If your district has no active civil-liberties litigation in federal court, that is itself an interesting datum. Note it. Compare to the next-nearest district.
Exercise 5 — The unpopular speech check (30 minutes)
The chapter argues that civil liberties protect unpopular speech regardless of whose ox is gored. Test the argument on yourself.
Write down three specific examples of speech you find personally repugnant (no need to share them with anyone). For each:
- State the speech as charitably as you can articulate it.
- State why you find it repugnant.
- State whether and on what grounds you believe the government should be permitted to punish it.
- If your answer to #3 was "yes," apply the same standard to a category of speech that you currently support but that someone else might find equally repugnant. Does your standard hold up?
This is a private exercise. The point is not to share. The point is to notice when your civil-liberties commitments are real (consistent across the political map) and when they are conditional (varying with the speaker). Both kinds of commitment are honest; only the first one is what the doctrine actually protects.
Exercise 6 — The empirical/normative split (45 minutes)
The chapter insists that on every contested civil-liberties question you must distinguish empirical claims (what the data shows) from normative claims (what should be done). Practice the discipline.
For each of the following statements, do three things:
- Categorize it as primarily empirical (a factual claim that could in principle be settled by data) or primarily normative (a value claim that data cannot fully settle), or mixed.
- If empirical, identify the kind of evidence that would support or undermine the claim.

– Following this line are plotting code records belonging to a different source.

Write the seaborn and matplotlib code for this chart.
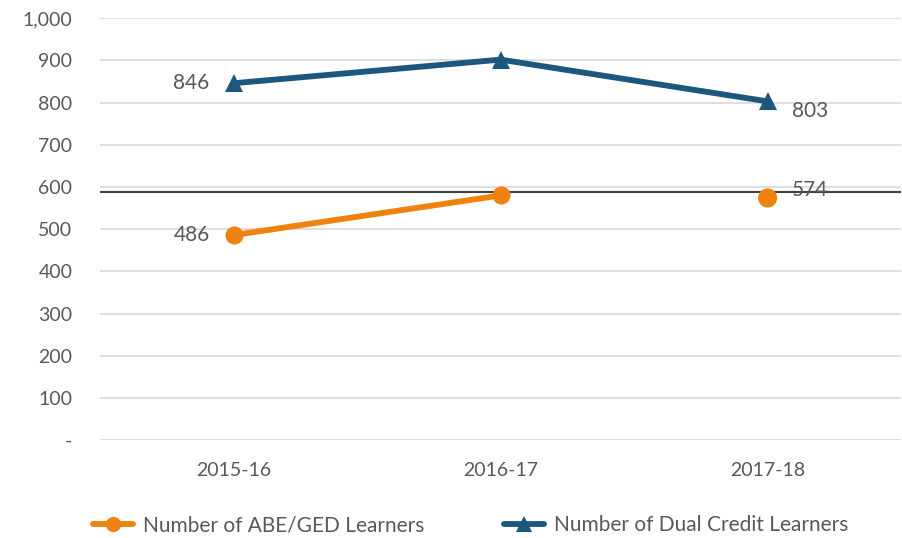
import matplotlib
matplotlib.use("Agg")
import matplotlib.pyplot as plt
import seaborn as sns
import pandas as pd
from matplotlib.lines import Line2D
from matplotlib.ticker import FuncFormatter

years = ["2015-16", "2016-17", "2017-18"]
abe = [486, 580, 574]
dual = [846, 902, 803]
reference_line = 587
y_ticks = [0, 100, 200, 300, 400, 500, 600, 700, 800, 900, 1000]

abe_label = "Number of ABE/GED Learners"
dual_label = "Number of Dual Credit Learners"

ORANGE = "#F0820F"
BLUE = "#1C587D"
TEXT = "#595959"

sns.set_theme(style="white")
plt.rcParams["font.family"] = ["Lato", "DejaVu Sans"]

fig, ax = plt.subplots(figsize=(9.02, 5.38), dpi=100)
fig.subplots_adjust(left=0.111, right=0.999, top=0.966, bottom=0.182)

x = list(range(len(years)))
df_dual = pd.DataFrame({"x": x, "v": dual})
df_abe_line = pd.DataFrame({"x": x[:2], "v": abe[:2]})
df_abe_pt = pd.DataFrame({"x": x[2:], "v": abe[2:]})

for yv in y_ticks:
    ax.axhline(yv, color="#D9D9D9", lw=1.2, zorder=0)

ax.axhline(reference_line, color="#404040", lw=1.5, zorder=1)

sns.lineplot(data=df_dual, x="x", y="v", ax=ax, color=BLUE, lw=4.2,
             marker="^", markersize=13, markeredgewidth=0, zorder=3)
sns.lineplot(data=df_abe_line, x="x", y="v", ax=ax, color=ORANGE, lw=4.2,
             marker="o", markersize=13, markeredgewidth=0, zorder=3)
sns.scatterplot(data=df_abe_pt, x="x", y="v", ax=ax, color=ORANGE, s=190,
                edgecolor="none", zorder=3)

# data labels
fs_lab = 15
ax.text(x[0] - 0.09, dual[0], f"{dual[0]}", ha="right", va="center", fontsize=fs_lab, color=TEXT)
ax.text(x[2] + 0.09, dual[2] - 22, f"{dual[2]}", ha="left", va="center", fontsize=fs_lab, color=TEXT)
ax.text(x[0] - 0.09, abe[0], f"{abe[0]}", ha="right", va="center", fontsize=fs_lab, color=TEXT)
ax.text(x[2] + 0.09, abe[2] + 20, f"{abe[2]}", ha="left", va="center", fontsize=fs_lab, color=TEXT)

ax.set_xlim(-0.5, 2.5)
ax.set_ylim(0, 1000)
ax.set_yticks(y_ticks)
ax.yaxis.set_major_formatter(FuncFormatter(lambda v, p: "-" if v == 0 else f"{int(v):,}"))
ax.set_xticks(x)
ax.set_xticklabels(years)
ax.tick_params(axis="both", colors=TEXT, labelsize=14, length=0)
ax.tick_params(axis="x", pad=16)
ax.tick_params(axis="y", pad=20)
ax.set_xlabel("")
ax.set_ylabel("")
for s in ax.spines.values():
    s.set_visible(False)

handles = [
    Line2D([0], [0], color=ORANGE, lw=4.2, marker="o", markersize=11, markeredgewidth=0),
    Line2D([0], [0], color=BLUE, lw=4.2, marker="^", markersize=11, markeredgewidth=0),
]
leg = fig.legend(handles, [abe_label, dual_label], loc="lower center",
                 bbox_to_anchor=(0.522, -0.03), ncol=2, frameon=False,
                 fontsize=15, handlelength=1.9, columnspacing=3.8, handletextpad=0.5)
for t in leg.get_texts():
    t.set_color(TEXT)

fig.savefig("out.png", dpi=100)
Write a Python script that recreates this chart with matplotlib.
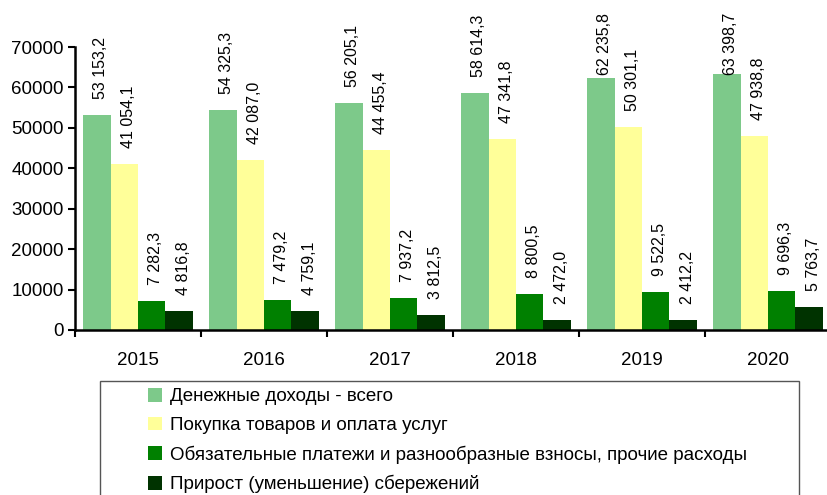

- If normative or mixed, identify what values or principles the claim depends on, and what someone who disagreed would have to argue.
a. "The United States has approximately five times the firearm-homicide rate of comparable developed democracies."
b. "The First Amendment should be interpreted to protect commercial advertising no less than political speech."
c. "Brandenburg's test produces fewer false positives — fewer convictions of speakers whose speech did not actually produce violence — than the 'clear and present danger' test it replaced."
d. "Dobbs was correctly decided as a matter of constitutional interpretation."
e. "After Bremerton, the practical likelihood that a public-school employee will engage in religious expression in front of students has increased."
f. "The exclusionary rule deters Fourth Amendment violations more effectively than civil suits and internal discipline would."
g. "An educated democratic citizenry must be willing to extend civil-liberties protection to speakers whose views they find repugnant."
This exercise is best done with another student or in discussion section. The point is to develop the habit of separating the two kinds of claim before evaluating either.
Exercise 7 — Drafting the doctrinal test (60 minutes)
Pick one of the following doctrinal areas where the law has changed in the past decade. Write the controlling test in your own words, in two forms:
- The technical version — as a federal judge would state it, citing case names and using legal terminology.
- The plain-English version — as you would explain it to a thoughtful family member who has no legal background.
Both versions must be accurate. The plain-English version should not lose precision; it should gain accessibility.
| Doctrinal area | Recent change |
|---|---|
| Establishment Clause | Lemon replaced by Bremerton history-and-tradition (2022) |
| Second Amendment | Two-step framework replaced by Bruen history-and-tradition (2022) |
| Substantive due process | Dobbs overruled Roe/Casey on history-and-tradition grounds (2022) |
| Fourth Amendment digital | Carpenter declined to extend third-party doctrine to long-term CSLI (2018) |
| Defamation actual malice | Sullivan under fresh challenge (Justices Thomas and Gorsuch separate writings) |
Submit both versions. The exercise is graded on accuracy in both, not on length.
Selected exercises have answer keys in appendices/answers.md. Exercise 4's Democracy Audit deliverable is graded on the analysis, not on a "right answer."